The additional switch, purge also removes the internal nets if they have a public name.
# Example showing the sequence of commands to perform combinational logic optimization using Yosys
# on module opt_check in opt_check.v:
read_liberty -lib ../lib/sky130_fd_sc_hd__tt_025C_1v80.lib
read_verilog opt_check.v
synth -top opt_check
opt_clean -purge
abc -liberty ../lib/sky130_fd_sc_hd__tt_025C_1v80.lib
show
module opt_check (input a , input b , output y);
assign y = a?b:0;
endmodule
// We can see by direct simplification that:
// y = a*b + a_bar*0 = ab
// i.e, a 2-input AND Gate.
module opt_check2 (input a , input b , output y);
assign y = a?1:b;
endmodule
// Boolean simplification:
// y = a + a_bar*b
// = ab + a*b_bar + a_bar*b
// = (ab + ab) + a*b_bar + a_bar*b
// = (ab + a*b_bar) + (ab + a_bar*b)
// = a + b
// i.e, a 2-input OR Gate.
Synthesis Result:
The cell library already seems to have an OR gate available as the synthesis result is an OR gate itself and not a NAND-realization of the OR to avoid the stacked PMOS as shown in the demo videos
module opt_check3 (input a , input b, input c , output y);
assign y = a?(c?b:0):0;
endmodule
// Boolean simplification:
// y = a* (bc) + a_bar*0
// = abc
// i.e, a 3-input AND Gate.
module opt_check4 (input a , input b , input c , output y);
assign y = a?(b?(a & c):c):(!c);
endmodule
// Boolean simplification:
// y = a*(abc + b_bar*c) + a_bar*c_bar
// = abc + a*b_bar*c + a_bar*c_bar
// = abc + a*b_bar*c + (a_bar*b*c_bar + a_bar*b_bar*c_bar)
// = ac + a_bar*c_bar
// =
// i.e, a 2-input XNOR Gate.
module sub_module1(input a , input b , output y);
assign y = a & b;
endmodule
module sub_module2(input a , input b , output y);
assign y = a^b;
endmodule
module multiple_module_opt(input a , input b , input c , input d , output y);
wire n1,n2,n3;
sub_module1 U1 (.a(a) , .b(1'b1) , .y(n1));
sub_module2 U2 (.a(n1), .b(1'b0) , .y(n2));
sub_module2 U3 (.a(b), .b(d) , .y(n3));
assign y = c | (b & n1);
endmodule
module sub_module(input a , input b , output y);
assign y = a & b;
endmodule
module multiple_module_opt2(input a , input b , input c , input d , output y);
wire n1,n2,n3;
sub_module U1 (.a(a) , .b(1'b0) , .y(n1));
sub_module U2 (.a(b), .b(c) , .y(n2));
sub_module U3 (.a(n2), .b(d) , .y(n3));
sub_module U4 (.a(n3), .b(n1) , .y(y));
endmodule
Optimization technique used when a constant value is propagated through a flip-flop -- i.e., irrespective of the state of the triggering signals (CLK, Reset, Set), there are no transitions in the flip-flop output.

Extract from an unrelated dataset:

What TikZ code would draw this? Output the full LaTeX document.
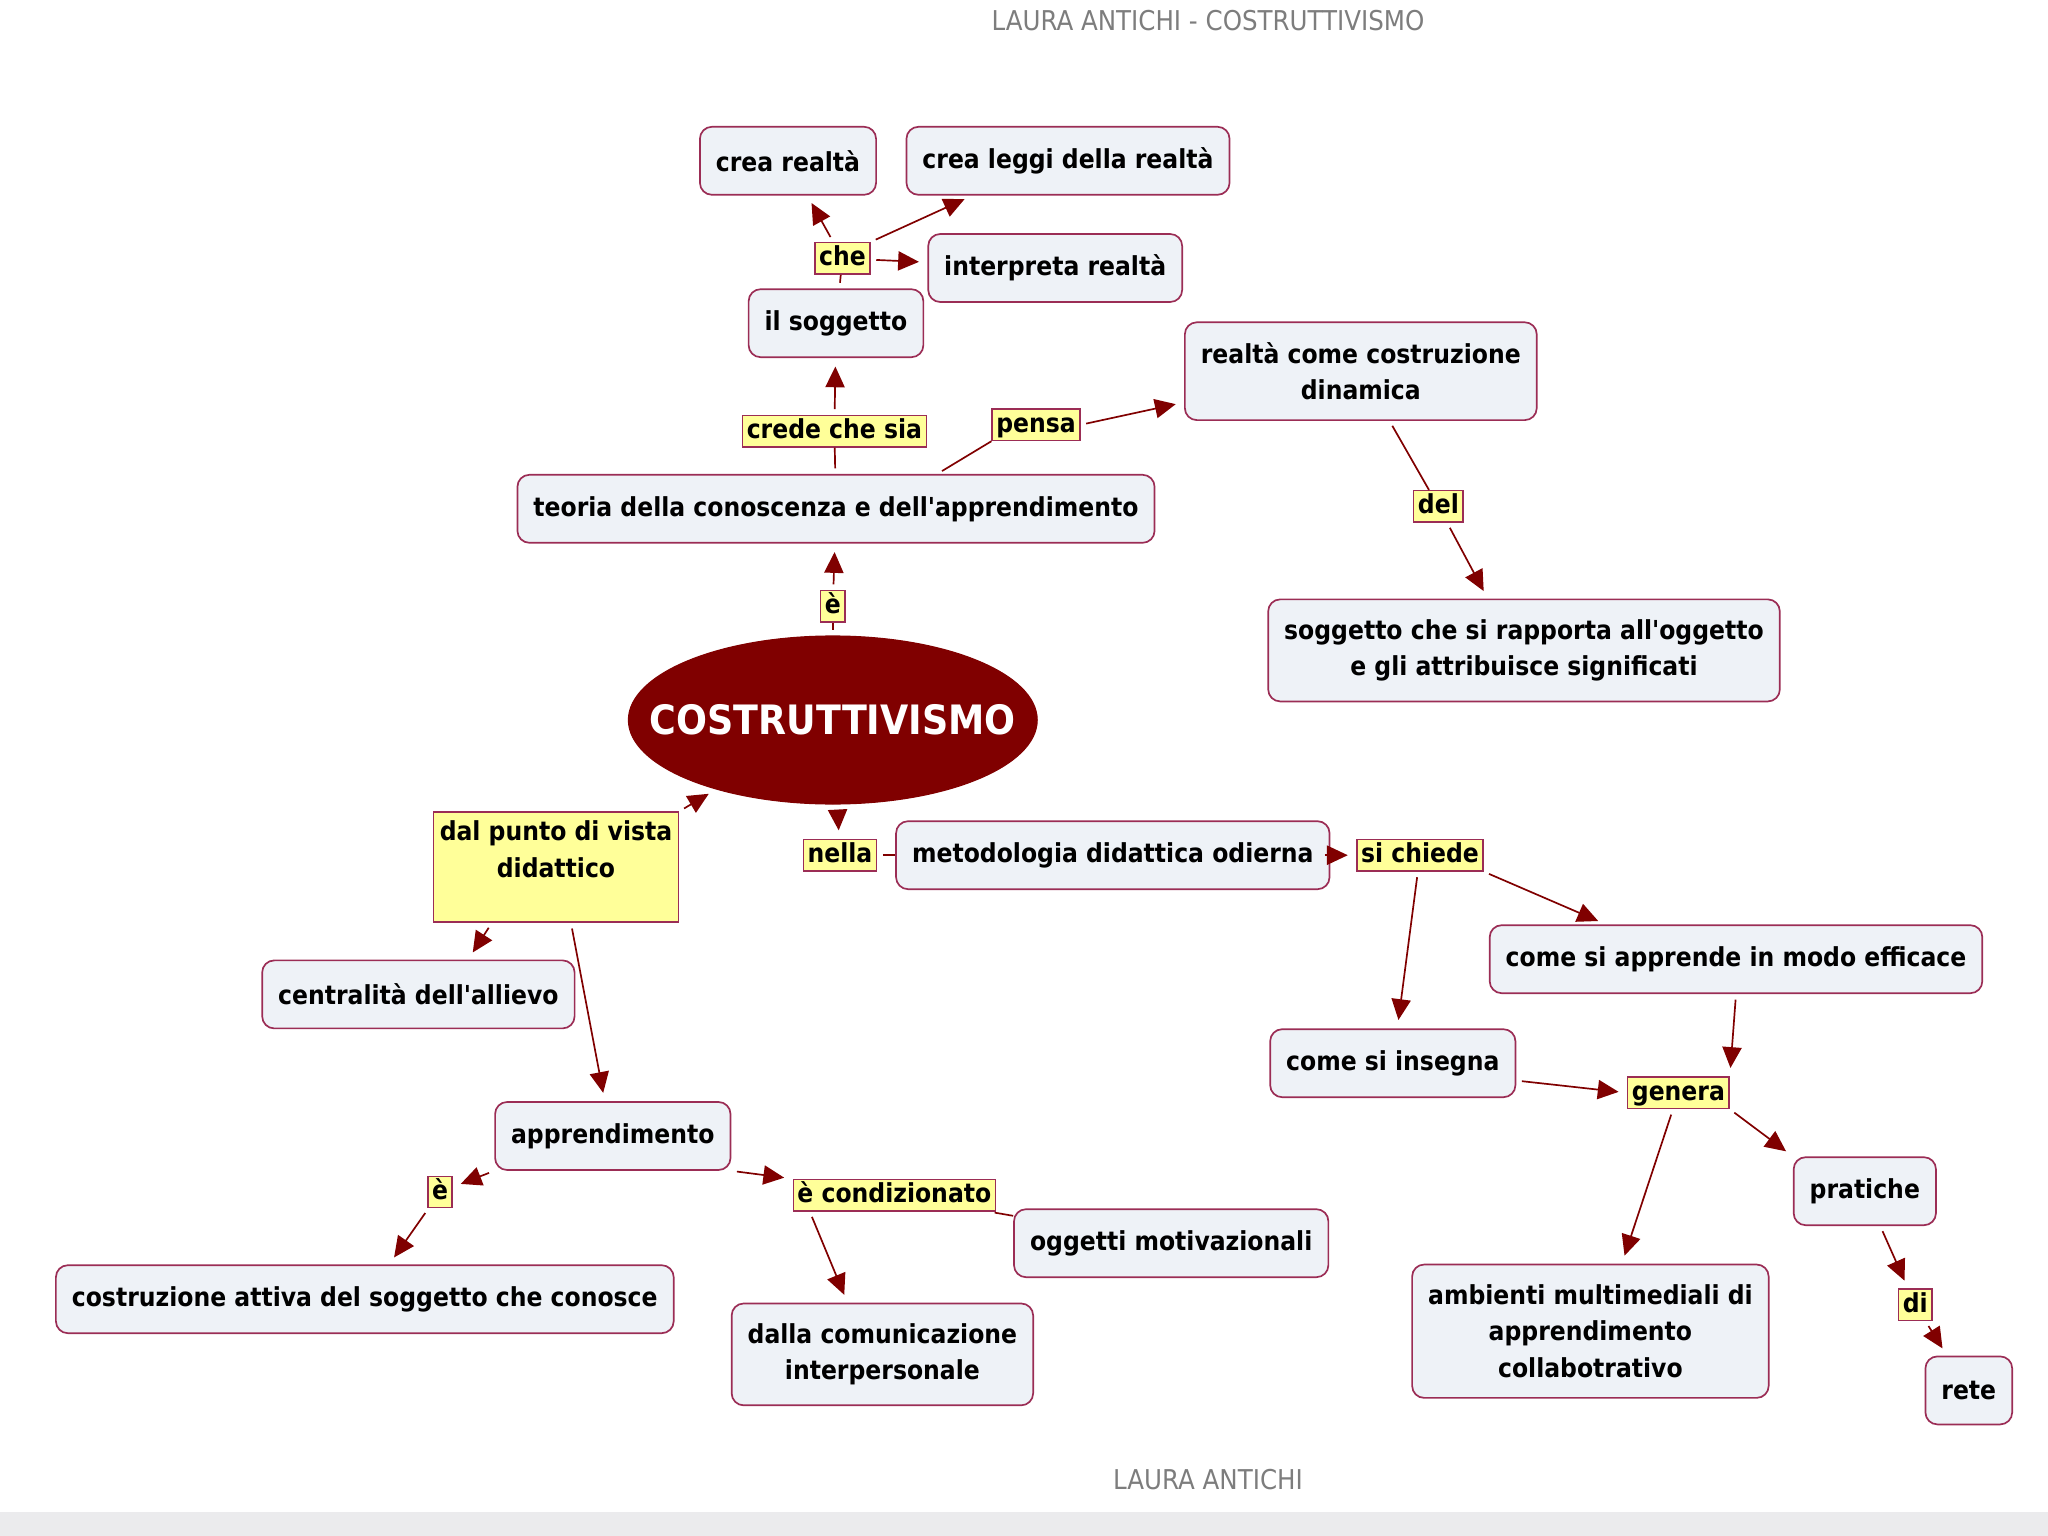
\documentclass[tikz,border=0pt]{standalone}
\usepackage{fontspec}
\setmainfont{DejaVu Sans Condensed}[Ligatures=TeXOff]
\usetikzlibrary{shapes.geometric,arrows.meta}
\definecolor{mapred}{RGB}{128,0,0}
\definecolor{boxline}{RGB}{155,45,85}
\definecolor{boxfill}{RGB}{238,242,247}
\definecolor{phrasefill}{RGB}{255,255,153}
\definecolor{titlegray}{RGB}{125,125,125}
\definecolor{bandgray}{RGB}{235,235,237}
\newcommand\mapfont{\bfseries\fontsize{9.3}{13}\selectfont}
\begin{document}
\begin{tikzpicture}[
        concept/.style={draw=boxline, fill=boxfill, rounded corners=0.15cm, line width=0.6pt,
                align=center, inner xsep=0.2cm, inner ysep=0.25cm, minimum height=0.85cm, font=\mapfont},
        phrase/.style={draw=boxline, fill=phrasefill, line width=0.5pt, inner xsep=1.5pt,
                inner ysep=0.8pt, text height=7.4pt, text depth=2.2pt, font=\mapfont},
        link/.style={draw=mapred, line width=0.6pt, shorten <=2pt},
        arrow/.style={link, -{Triangle[length=2.6mm, width=2.4mm]}, shorten >=3pt},
        caption/.style={text=titlegray, font=\fontsize{9.7}{11}\selectfont}
    ]
    \useasboundingbox (0,0) rectangle (25.6,-19.2);
    \fill[bandgray] (0,-18.9) rectangle (25.6,-19.2);
    \node[caption] (title) at (15.1,-0.26) {LAURA ANTICHI - COSTRUTTIVISMO};
    \node[caption] (footer) at (15.1,-18.5) {LAURA ANTICHI};

    \node[ellipse, draw=mapred, fill=mapred, minimum width=5.11cm, minimum height=2.1cm, inner sep=0pt,
        text=white, font=\bfseries\fontsize{14.4}{17}\selectfont] (cost) at (10.41,-9.0) {\makebox[2cm]{COSTRUTTIVISMO}};
    \node[phrase] (e1) at (10.41,-7.58) {è};
    \node[concept] (teoria) at (10.45,-6.36) {teoria della conoscenza e dell'apprendimento};
    \node[phrase] (crede) at (10.43,-5.39) {crede che sia};
    \node[phrase] (pensa) at (12.95,-5.31) {pensa};
    \node[concept] (soggetto) at (10.45,-4.04) {il soggetto};
    \node[phrase] (che) at (10.53,-3.23) {che};
    \node[concept] (crea) at (9.85,-2.01) {crea realtà};
    \node[concept] (leggi) at (13.35,-2.01) {crea leggi della realtà};
    \node[concept] (interp) at (13.19,-3.35) {interpreta realtà};
    \node[concept] (realta) at (17.01,-4.64) {realtà come costruzione\\dinamica};
    \node[phrase] (del) at (17.98,-6.33) {del};
    \node[concept] (rapporta) at (19.05,-8.13) {soggetto che si rapporta all'oggetto\\e gli attribuisce significati};

    \node[draw=boxline, fill=phrasefill, line width=0.6pt, minimum width=3.06cm, minimum height=1.375cm,
        inner sep=1pt, align=center, font=\mapfont] (dal) at (6.95,-10.84) {dal punto di vista\\didattico\\\mbox{}};
    \node[concept] (central) at (5.23,-12.43) {centralità dell'allievo};
    \node[concept] (appr) at (7.66,-14.2) {apprendimento};
    \node[phrase] (e2) at (5.5,-14.9) {è};
    \node[phrase] (cond) at (11.18,-14.94) {è condizionato};
    \node[concept] (costr) at (4.56,-16.24) {costruzione attiva del soggetto che conosce};
    \node[concept] (comunic) at (11.03,-16.93) {dalla comunicazione\\interpersonale};
    \node[concept] (motiv) at (14.64,-15.54) {oggetti motivazionali};

    \node[phrase] (nella) at (10.5,-10.69) {nella};
    \node[concept] (metod) at (13.91,-10.69) {metodologia didattica odierna};
    \node[phrase] (chiede) at (17.75,-10.69) {si chiede};
    \node[concept] (efficace) at (21.7,-11.99) {come si apprende in modo efficace};
    \node[concept] (insegna) at (17.41,-13.29) {come si insegna};
    \node[phrase] (genera) at (20.98,-13.66) {genera};
    \node[concept] (pratiche) at (23.31,-14.89) {pratiche};
    \node[concept] (ambienti) at (19.88,-16.64) {ambienti multimediali di\\apprendimento\\collabotrativo};
    \node[phrase] (di) at (23.94,-16.31) {di};
    \node[concept] (rete) at (24.61,-17.38) {rete};

    \draw[link] (cost) -- (e1);
    \draw[arrow] (e1) -- (teoria);
    \draw[link] (teoria) -- (crede);
    \draw[arrow] (crede) -- (soggetto);
    \draw[link] (teoria.19) -- (pensa.south west);
    \draw[arrow] (pensa.east) -- (realta.190);
    \draw[link] (soggetto) -- (che);
    \draw[arrow] (che) -- (crea);
    \draw[arrow] (che.north east) -- (leggi.200);
    \draw[arrow] (che) -- (interp);
    \draw[link] (realta.300) -- (del);
    \draw[arrow] (del) -- (rapporta.125);

    \draw[arrow] (dal.north east) -- (cost);
    \draw[arrow] (dal.221) -- (central.35);
    \draw[arrow] (dal.285) -- (appr.103);
    \draw[arrow] (appr.south west) -- (e2);
    \draw[arrow] (e2) -- (costr);
    \draw[arrow] (appr.south east) -- (cond.north west);
    \draw[arrow] (cond.191) -- (comunic.124);
    \draw[link] (cond) -- (motiv);

    \draw[arrow] (cost) -- (nella);
    \draw[link] (nella) -- (metod);
    \draw[arrow] (metod) -- (chiede);
    \draw[arrow] (chiede.south east) -- (efficace.165);
    \draw[arrow] (chiede) -- (insegna);
    \draw[arrow] (efficace.south) -- (genera.north east);
    \draw[arrow] (insegna.352) -- (genera.west);
    \draw[arrow] (genera) -- (ambienti.65);
    \draw[arrow] (genera.south east) -- (pratiche.north west);
    \draw[arrow] (pratiche) -- (di);
    \draw[arrow] (di) -- (rete);
\end{tikzpicture}
\end{document}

[Other Advanced optimization methods not covered by examples in detail:]
Unused states in the sequential design are optimized and/or the total states needed in the FSM are minimized.
This is a physically-aware (PnR-aware) optimization method where some of the flops in the design are cloned/ duplicated so that the timing can be met post-PnR for the timing arcs involved (provided there is already some minimum positive slack available).
The pipelining flops in the design are placed optimally so that the combinational delay at each pipeline stage is more or less equalized so that the maximum clock frequency can be increased.
# Example showing the sequence of commands to perform combinational logic optimization using Yosys
# on module dff_const1 in dff_const1.v:
read_liberty -lib ../lib/sky130_fd_sc_hd__tt_025C_1v80.lib
read_verilog dff_const1.v
synth -top dff_const1
opt_clean -purge
dfflibmap -liberty ../lib/sky130_fd_sc_hd__tt_025C_1v80.lib
abc -liberty ../lib/sky130_fd_sc_hd__tt_025C_1v80.lib
show
module dff_const1(input clk, input reset, output reg q);
always @(posedge clk, posedge reset)
begin
if(reset)
q <= 1'b0;
else
q <= 1'b1;
end
endmodule
In this example, no optimization is possible as the flop output, q changes.
Behavioral Simulation | |
---|---|
Synthesis Result |
module dff_const2(input clk, input reset, output reg q);
always @(posedge clk, posedge reset)
begin
if(reset)
q <= 1'b1;
else
q <= 1'b1;
end
endmodule
Here, the the flip-flop output, q remains constant at 1 irrespective of the other signals in the sensitivity list.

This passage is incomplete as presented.